Cacao ivoirien : dernières nouvelles du front
24 août 2010Malgré une hausse des cours liée à une baisse régulière de la production, l’économie ivoirienne ne profite guère de cette tendance. Etat des lieux d’une activité qui souffre de problèmes structurels récurrents.
Dans quel état le secteur se trouve-t-il ?
La saison 2008-2009 (1 221 621 tonnes de production) a été la pire en cinq ans. Nous sommes en ce moment à la fin de la récolte principale de la saison 2009-2010 et, malgré les conditions climatiques favorables, le scénario de l’année dernière semble se reproduire plus ou moins. Entre octobre et mars, la production mise en vente est d’environ 900 000 tonnes. Jan Vingerhoets, directeur exécutif de l’Organisation internationale du cacao (ICCO), prévoit que la « petite récolte » sera d’environ 310 000/320 000 tonnes, tandis que les estimations des exportateurs sont plus faibles.

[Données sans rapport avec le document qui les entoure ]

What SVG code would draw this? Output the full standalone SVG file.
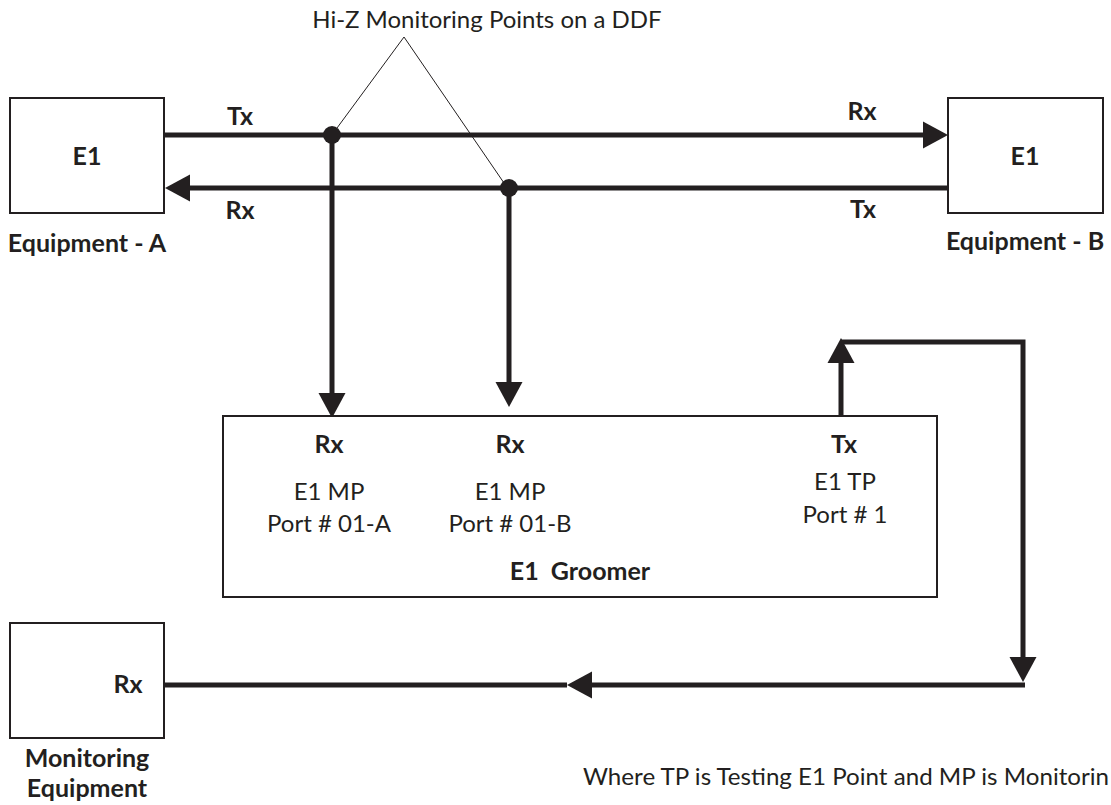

Mais toute estimation de la production doit prendre en compte la contrebande. Environ 10% de la production ivoirienne est récoltée en zone Centre-Nord-Ouest (CNO, contrôlée par les Forces
nouvelles), d’où elle est exportée via le Burkina Faso et le Togo. Ainsi, durant la saison 2008-2009, le Togo a exporté environ 60 000 tonnes, là où sa production propre n’est que de 5 000
tonnes…
D’une certaine manière, cette perte a été compensée par l’arrivée en territoire ivoirien de cacao ghanéen de contrebande. Malgré le déploiement des forces de sécurité ghanéennes le long de la
frontière, environ 100 000 tonnes de fèves se seraient retrouvées en territoire ivoirien. Le cours actuellement en vigueur au Ghana (822 FCFA le kilo) est bien en dessous du prix plancher en Côte
d’Ivoire (910 FCFA). D’un point de vue purement fiscal, la contrebande représente un bénéfice certain pour l’économie ivoirienne, mais elle sert aussi à masquer ce qui s’apparente à de sérieux
problèmes structurels dans le secteur cacao en Côte d’Ivoire.
A quand les réformes ?
Les compagnies chocolatières en sont frustrées ; le mécanisme des prix est censé stimuler l’offre. Cette année, entre décembre et février, le prix moyen bord champ aux producteurs était de plus de 1 000 FCFA. Les raisons de cette augmentation sont à rechercher majoritairement en dehors de la Côte d’Ivoire, mais la baisse des taxes et prélèvements dans le pays a aidé à obtenir ce résultat. Les prélèvements ont baissé de 16% cette saison (26,26 F/kilo), quand le Droit unique de sortie (DUS) est passé de 220 à 210 FCFA, et la taxe d’enregistrement a baissé de 5% alors qu’elle avait augmenté de 10% en 2008-2009.
Du coup, les prix sont élevés pour l’instant mais la Côte d’Ivoire ne peut pas grand-chose pour capitaliser sur cette tendance. De son côté, le Ghana continue d’améliorer sa production. Des
réformes vitales sont indispensables mais elles demandent d’importantes ressources politiques, et les solutions à long terme devront sans doute attendre la tenue des élections.